[TASK GOAL]
Print the lines of the listing below verbatim from its first line through the line bearing "plt.rcParams['font.family'] = ['Liberation". Any pictures are to be omitted.

[MATERIAL]
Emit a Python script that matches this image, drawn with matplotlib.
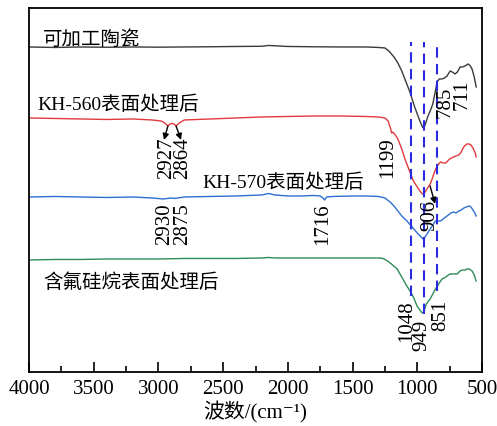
import numpy as np
import matplotlib
matplotlib.use("Agg")
import matplotlib.pyplot as plt

plt.rcParams['font.family'] = ['Liberation Serif', 'Noto Sans CJK SC', 'DejaVu Serif']

# ---- data (wavenumber cm-1, transmittance a.u.) ----
wn_black = [4000, 3800, 3600, 3400, 3200, 3000, 2800, 2600, 2400, 2200, 2150, 2000, 1800, 1600, 1400, 1300,
            1250, 1220, 1180, 1150, 1120, 1090, 1060, 1040, 1020, 1000, 980, 960, 950, 940, 920, 900, 880,
            860, 847, 830, 808, 790, 770, 746, 730, 708, 690, 669, 650, 631, 607, 590, 577, 560, 545]
t_black = [325, 324.5, 325, 324.7, 325, 324.8, 325, 325.2, 325.5, 325.7, 326.5, 325.5, 325.2, 325, 325, 324.5,
           324, 321, 315, 309, 301, 291, 281, 273, 265, 258, 251, 245, 244, 247, 255, 261, 268,
           281, 290, 293, 293, 294, 296, 301, 300, 298, 300, 305, 305, 306, 308, 306, 303, 295, 285]

wn_red = [4000, 3800, 3600, 3400, 3200, 3050, 2980, 2950, 2927, 2910, 2895, 2880, 2864, 2840, 2800, 2600,
          2400, 2200, 2000, 1800, 1600, 1400, 1300, 1250, 1225, 1205, 1199, 1190, 1170, 1150, 1120, 1090,
          1060, 1030, 1000, 980, 960, 950, 935, 915, 900, 885, 870, 860, 850, 835, 820, 800, 780, 765,
          750, 735, 720, 700, 680, 665, 650, 635, 615, 600, 585, 570, 555, 545]
t_red = [254, 253.5, 253, 252.5, 253, 252, 251, 249, 246, 248, 248.5, 248, 246, 249, 252, 253,
         254, 255, 255.5, 256, 256, 255.5, 255, 254, 251, 243, 239, 240, 237, 233, 223, 211,
         201, 191, 185, 181, 178, 178, 181, 185, 188, 193, 199, 202, 205, 208, 210, 209, 209, 211,
         213, 214, 215, 216, 217, 219, 223, 226, 228, 228, 227, 224, 220, 215]

wn_blue = [4000, 3800, 3600, 3400, 3200, 3050, 2964, 2930, 2900, 2875, 2800, 2600, 2400, 2200, 2150, 2100,
           2000, 1900, 1800, 1750, 1730, 1716, 1700, 1650, 1500, 1400, 1300, 1250, 1210, 1180, 1150, 1120,
           1080, 1040, 1000, 970, 955, 940, 920, 900, 880, 860, 840, 820, 800, 780, 760, 740, 720, 700,
           680, 660, 640, 620, 600, 585, 570, 555, 545]
t_blue = [175, 175.5, 175, 174.5, 175, 174, 173, 173.5, 174, 173.5, 175, 175.5, 176, 177, 178.5, 177,
          176, 176, 176.5, 176, 174, 172, 175, 175.5, 176, 176, 175.5, 174, 170, 166, 161, 156,
          151, 145, 139, 135, 133, 135, 139, 143, 147, 151, 151, 151, 153, 155, 157, 159, 160, 159,
          161, 162, 164, 165, 166, 165, 162, 159, 156]

wn_green = [4000, 3800, 3600, 3400, 3200, 3000, 2800, 2600, 2400, 2200, 2150, 2100, 2000, 1800, 1600, 1400,
            1300, 1264, 1230, 1200, 1156, 1120, 1090, 1056, 1030, 1002, 980, 963, 950, 930, 901, 880,
            860, 847, 830, 808, 780, 760, 746, 720, 700, 692, 670, 650, 630, 615, 600, 576, 560, 546]
t_green = [112, 112.5, 112.5, 113, 113, 113, 113.5, 113.5, 113.5, 114, 114.5, 114, 114, 114, 114, 114,
           114, 113.5, 111, 108, 103, 95, 88, 81, 75, 66, 62, 59, 60, 68, 73, 78,
           83, 85, 89, 93, 95, 97, 98, 98, 98, 98, 101, 102, 102, 103, 103, 101, 97, 91]

series_names = ['可加工陶瓷', 'KH-560表面处理后', 'KH-570表面处理后', '含氟硅烷表面处理后']
peak_lines = [1048, 949, 851]
x_ticks = [4000, 3500, 3000, 2500, 2000, 1500, 1000, 500]

fig = plt.figure(figsize=(4.97, 4.27), dpi=100)
ax = fig.add_axes([0.0584, 0.1265, 0.9114, 0.8525])

ax.plot(wn_black, t_black, color='#3a3a3a', lw=1.0)
ax.plot(wn_red, t_red, color='#e03a3e', lw=1.0)
ax.plot(wn_blue, t_blue, color='#2f6fd0', lw=1.0)
ax.plot(wn_green, t_green, color='#2e8b57', lw=1.0)

# dashed reference lines
ax.vlines(peak_lines, [76, 58, 81], [330, 330, 330], colors='#2a2ae0', linestyles=(0, (5, 3)), lw=1.5)

ax.set_xlim(4000, 500)
ax.set_ylim(0, 364)
ax.set_yticks([])
ax.set_xticks(x_ticks)
ax.set_xticks(np.arange(3750, 500, -500), minor=True)
ax.tick_params(axis='x', which='major', direction='in', length=7, width=1.2, labelsize=15, pad=5)
ax.tick_params(axis='x', which='minor', direction='in', length=4, width=1.2)
for s in ax.spines.values():
    s.set_linewidth(1.3)
ax.set_xlabel('波数/(cm\u207b\u00b9)', fontsize=15, labelpad=2)

fs = 14
ax.text(3892, 333, series_names[0], fontsize=fs, va='center', ha='left')
ax.text(3938, 268, series_names[1], fontsize=fs, va='center', ha='left')
ax.text(2663, 190, series_names[2], fontsize=fs, va='center', ha='left')
ax.text(3892, 90, series_names[3], fontsize=fs, va='center', ha='left')

nfs = 15
labels = [('2927', 2935, 236), ('2864', 2810, 236), ('1199', 1226, 236),
          ('785', 785, 286), ('711', 654, 293),
          ('2930', 2949, 170), ('2875', 2810, 170), ('1716', 1728, 170), ('906', 901, 173),
          ('1048', 1079, 73), ('949', 963, 53), ('851', 816, 73)]
for t, x, y in labels:
    ax.text(x, y, t, rotation=90, ha='center', va='top', fontsize=nfs)

arrow = dict(arrowstyle='-|>', color='black', lw=1.0, mutation_scale=9, shrinkA=0, shrinkB=0)
ax.annotate('', xy=(2957, 232), xytext=(2927, 246), arrowprops=arrow)
ax.annotate('', xy=(2825, 232), xytext=(2864, 246), arrowprops=arrow)
ax.annotate('', xy=(862, 168), xytext=(901, 186), arrowprops=arrow)

fig.savefig('out.png', dpi=100)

[ANSWER TO THE EXERCISE]
Emit a Python script that matches this image, drawn with matplotlib.
import numpy as np
import matplotlib
matplotlib.use("Agg")
import matplotlib.pyplot as plt

plt.rcParams['font.family'] = ['Liberation Serif', 'Noto Sans CJK SC', 'DejaVu Serif']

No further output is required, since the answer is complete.